Taking that into consideration, we get a graph that shows the cost of the gas tax per mile driven:

This graph almost looks like the opposite of our first graph.  Instead of showing an ever-increasing gas tax (nominal dollars per gallon) or one that fluctuates around an average value (inflation adjusted dollars per gallon), what we have now looks like the cost of gas taxes is decreasing over time.

Well, that's because the gas mileage of our vehicles has increased to such a degree that in fact we are paying less gas tax per mile than we have for most of the past 80 years.

The average cost per mile driven is well below average and in fact is very near its historical low point.  That historical low point was 0.7 cents per mile in 1981, just a little lower than the 0.9 cents per mile we pay today.

The average the federal gas tax has been just a hair above 1.5 cents per mile (grey line on the graph).  We have been below that average since the mid 1970s and are currently well below it.

What do you think?

So what do you think?  Gas taxes too high, too low, or just right?  Increasing, decreasing, or staying the same?

Would you support an increase in the gas tax, say back to the level it was in the mid 1990s?  Or halfway there?

Would you support pegging the gas tax to inflation--no increase in the tax, but at least it would eliminate the automatic annual tax cuts that have created the crisis in the Highway Trust Fund?

Would you support bringing in tax revenue from other sources to support transportation?

Or do you oppose any increase or change to the federal gas taxes at all?

These are the kinds of questions our members of Congress and the public will be dealing with over the next year and the next decade as Congress works to find funding for transportation in America.

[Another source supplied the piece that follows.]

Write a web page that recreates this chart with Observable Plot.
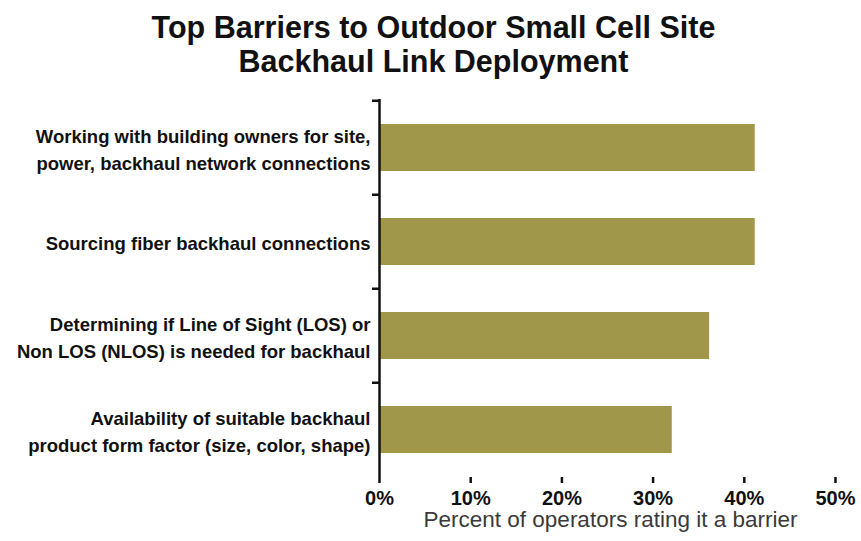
<!DOCTYPE html>
<html>
<head>
<meta charset="utf-8">
<script src="https://cdn.jsdelivr.net/npm/d3@7"></script>
<script src="https://cdn.jsdelivr.net/npm/@observablehq/plot@0.6"></script>
<style>
  html, body { margin: 0; padding: 0; background: #fff; }
  body { width: 861px; height: 541px; overflow: hidden; font-family: "Liberation Sans", Arial, sans-serif; }
  #title { height: 88px; text-align: center; font-weight: bold; font-size: 30.5px; line-height: 34px; padding-top: 10px; box-sizing: border-box; color: #111; padding-left: 6px; }
  #chart svg { display: block; }
</style>
</head>
<body>
<div id="title">Top Barriers to Outdoor Small Cell Site<br>Backhaul Link Deployment</div>
<div id="chart"></div>
<script>
const categories = [
  "Working with building owners for site,\npower, backhaul network connections",
  "Sourcing fiber backhaul connections",
  "Determining if Line of Sight (LOS) or\nNon LOS (NLOS) is needed for backhaul",
  "Availability of suitable backhaul\nproduct form factor (size, color, shape)"
];
const values = [41.2, 41.2, 36.2, 32.1];
const xTicks = [0, 10, 20, 30, 40, 50];
const xLabel = "Percent of operators rating it a barrier";
const barColor = "#a0974a";

const data = categories.map((c, i) => ({category: c, value: values[i]}));

const marginTop = 11, marginBottom = 64, plotH = 378;
const step = plotH / categories.length;

const chart = Plot.plot({
  width: 861,
  height: marginTop + plotH + marginBottom,
  marginTop,
  marginBottom,
  marginLeft: 379,
  marginRight: 26,
  style: {fontFamily: "Liberation Sans, Arial, sans-serif", color: "#111", background: "#fff"},
  x: {domain: [0, 50], ticks: xTicks, label: null},
  y: {domain: categories, paddingInner: 0.5, paddingOuter: 0.25, label: null},
  marks: [
    Plot.barX(data, {x: "value", y: "category", fill: barColor}),
    // y-axis boundary ticks (at top of each band)
    Plot.axisY({tickSize: 7, dy: -step / 2, tickFormat: () => "", stroke: "#111", strokeWidth: 2.5}),
    // y labels
    Plot.axisY({tickSize: 0, tickPadding: 9, fontSize: 18.5, fontWeight: "bold", lineHeight: 1.42, label: null, fill: "#111"}),
    Plot.axisX({ticks: xTicks, tickSize: 6, tickPadding: 7, tickFormat: d => d + "%", fontSize: 20, fontWeight: "bold", stroke: "#111", strokeWidth: 2.5, label: null, fill: "#111"}),
    Plot.ruleX([0], {stroke: "#111", strokeWidth: 2.5}),
    Plot.ruleY([0], {stroke: "#111", strokeWidth: 2.5}),
    Plot.text([xLabel], {frameAnchor: "bottom", dx: 3, dy: 49, fontSize: 22.5, fill: "#3a3a3a"})
  ]
});
document.getElementById("chart").appendChild(chart);
</script>
</body>
</html>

You can let us know what you think about the gas tax by taking our online survey.

How this affects Biking and Walking

Our position is that whatever the source of funding for transportation, and whatever the overall costs and overall priorities, bicycling and walking need to receive their fair share of transportation funding at the federal, state, and local levels.

When bicycling and walking is left out of the transportation funding mix--as happened in federal transportation funding from 1932 through 1991--the results are disastrous.

Nationally, bicycling and walking are 12 percent of trips, 14% of fatalities, but only 1.6% of federal funding.

That is not a fair or equitable way to spend the transportation tax money that we all pay.

What's more, when budget times are tight, bicycling and walking is by far the most cost effective way to spend scarce transportation dollars.  That is where we can get by far the most bang for the buck.

But the flip side is that when dollars are tight, some politicians see that as an opportunity to cut bicycle, pedestrian, and transit funding as "unnecessary."  In fact, the U.S. investment in its infrastructure has been declining steadiliy over time.

Are we spending enough to build and maintain the 21st Century transportation system that we need?

  

In fact, the tight budget story--"budgets are tight--let's cut bicycling, walking, and transit because they are not necessary"--has been the story of the transportation bill in the U.S. House this year.

The good news is, this kind of extreme, reactionary approach to transportation has not been able to find enough votes to pass even one chamber of Congress.  That is because bicycling and walking is not a partisan issue:  Many leaders in both parties realize the importance of making our communities safe and accessible for bicycling and walking.  That is what makes communities and neighborhoods vibrant, attractive, healthy, and livable.

People who bicycle and walk pay their fair share of our national transportation costs--partly because nearly everyone who bicycles and walks pays gas tax as well, and regardless, fuel taxes and other user fees pay only a portion--an ever-shrinking portion--of the total cost of our transportation system.

In fact, since 2006 when the percentage of the Highway Trust Fund funded by fuel taxes started nosediving, people who bicycle and walk have paid not just their fair share, but far more than their fair share of federal transportation costs.

(Since 2007 the "User" share has dropped even lower as fuel tax revenues continue to decline.) 

The questions for now are:

  • How can we fund the transportation system that all Americans want?  
  • How can we ensure that our transportation system meets the needs of, and is safe for, everyone who uses it, including those vast majority of Americans who bicycle and walk as part of their daily transportation?